With the growth in reexamination filings since 2002, decisions by the Federal Circuit such as In re Swanson and especially with the growth in inter partes reexamination filings, there are some excellent opportunities for us to improve our internal processes and rules of practice to enable more efficient, and faster handling of the expanded reexamination workload. The starting point is, well, the starting point: clear identification of issues at the beginning of the reexamination process. That is essential, and it was addressed by a rule change in Clarification of Filing Date Requirements for Ex Parte and Inter Partes Reexamination Proceedings, 71 Fed. Reg. 44219 (4 Aug 2006), 1309 OG 216 (29 Aug 2006).

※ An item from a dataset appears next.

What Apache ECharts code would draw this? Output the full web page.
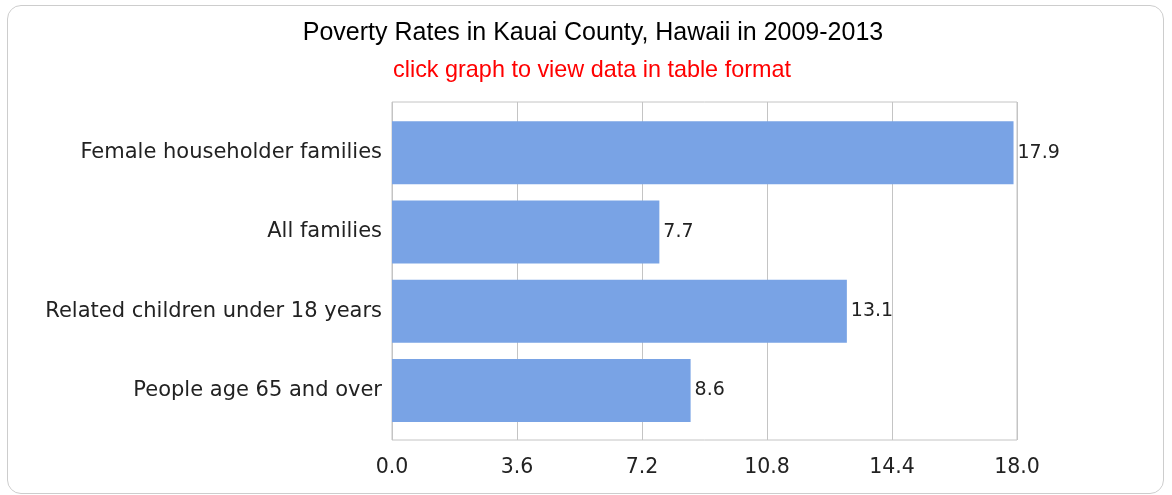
<!DOCTYPE html>
<html>
<head>
<meta charset="utf-8">
<script src="https://cdn.jsdelivr.net/npm/echarts@6/dist/echarts.min.js"></script>
<style>
    html, body { margin: 0; padding: 0; background: #fff; }
    #wrap { position: relative; width: 1172px; height: 495px; }
    #chart { position: absolute; left: 0; top: 0; width: 1172px; height: 495px; }
    #frame {
        position: absolute; left: 7px; top: 5px; width: 1155px; height: 487px;
        border: 1px solid #cdcdcd; border-radius: 14px; pointer-events: none;
    }
</style>
</head>
<body>
<div id="wrap">
    <div id="chart"></div>
    <div id="frame"></div>
</div>
<script>
// poverty rates, percent
var categories = [
    'Female householder families',
    'All families',
    'Related children under 18 years',
    'People age 65 and over'
];
var rates = [17.9, 7.7, 13.1, 8.6];
var axisMin = 0, axisMax = 18, axisStep = 3.6;

var titleText = 'Poverty Rates in Kauai County, Hawaii in 2009-2013';
var subText = 'click graph to view data in table format';

var labelFont = 'DejaVu Sans';

var chart = echarts.init(document.getElementById('chart'));

var options = {
    animation: false,
    title: [
        {
            text: titleText,
            left: 588,
            top: 16,
            textAlign: 'center',
            textStyle: { fontFamily: 'Liberation Sans', fontSize: 25, fontWeight: 'normal', color: '#000' }
        },
        {
            text: subText,
            left: 587,
            top: 54,
            textAlign: 'center',
            textStyle: { fontFamily: 'Liberation Sans', fontSize: 23.4, fontWeight: 'normal', color: '#ff0000' }
        }
    ],
    grid: [
        // frame + value grid
        { left: 392, top: 102, width: 625, height: 338, show: true, borderColor: '#c4c4c4', borderWidth: 1 },
        // bars
        { left: 392, top: 113, width: 625, height: 317 }
    ],
    xAxis: [
        {
            gridIndex: 0,
            type: 'value',
            min: axisMin,
            max: axisMax,
            interval: axisStep,
            axisLine: { show: false },
            axisTick: { show: false },
            splitLine: { lineStyle: { color: '#c4c4c4', width: 1 } },
            axisLabel: {
                margin: 17,
                fontFamily: labelFont,
                fontSize: 20.5,
                color: '#222',
                formatter: function(v) { return v.toFixed(1); }
            }
        },
        {
            gridIndex: 1,
            type: 'value',
            min: axisMin,
            max: axisMax,
            show: false
        }
    ],
    yAxis: [
        { gridIndex: 0, type: 'value', show: false },
        {
            gridIndex: 1,
            type: 'category',
            inverse: true,
            data: categories,
            axisLine: { show: false },
            axisTick: { show: false },
            splitLine: { show: false },
            axisLabel: {
                margin: 10,
                fontFamily: labelFont,
                fontSize: 21,
                color: '#222'
            }
        }
    ],
    series: [
        {
            type: 'bar',
            xAxisIndex: 1,
            yAxisIndex: 1,
            data: rates,
            barWidth: 63,
            itemStyle: { color: '#79a3e5' },
            label: {
                show: true,
                position: 'right',
                distance: 4,
                fontFamily: labelFont,
                fontSize: 19,
                color: '#222',
                formatter: function(p) { return p.value.toFixed(1); }
            }
        }
    ]
};

chart.setOption(options);
</script>
</body>
</html>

However, there is another threshold problem: many requests for reexamination are currently identified as defective where they do not clearly identify the issues to be resolved between the requester and the patent owner. This in turn delays resolution of the request for reexamination. The USPTO recently published a document with best practices and FAQs intended to minimize defective requests and facilitate initial processing of these requests. This document was prepared in response to comments from the user community seeking guidance to help avoid the submission of defective requests. It is another example of the actions we are taking to listen to patent system users and respond very directly to their requests.
As an example of an issue covered in the best practices document, some third party requesters make general allegations that claims are obvious over particular piece(s) of art without any supporting argument. This is contrary to the requirement in the statute that “[t]he request must set forth the pertinency and manner of applying cited prior art to every claim for which reexamination is requested”, and it hinders the USPTO in resolving issues raised by the request for reexamination. The use of general allegations is especially problematic in inter partes proceedings, where a clear identification of issues is essential to give patent owners notice of the issues they will face in the reexamination proceeding. So the best practices document gives tips to avoid making general allegations, and to ensure all allegations are specific enough to surmount the “clear identification” requirement.
You can find the new “Best Practices and FAQs for filing requests for reexamination compliant with 37 CFR 1.510 and 1.915” on the USPTO Web site. It covers the “general allegation” issue along with many others. We hope this document will assist parties who are preparing requests for reexamination and will facilitate initial processing of those requests at the USPTO.
As always, comments are welcome. Thanks for keeping them coming!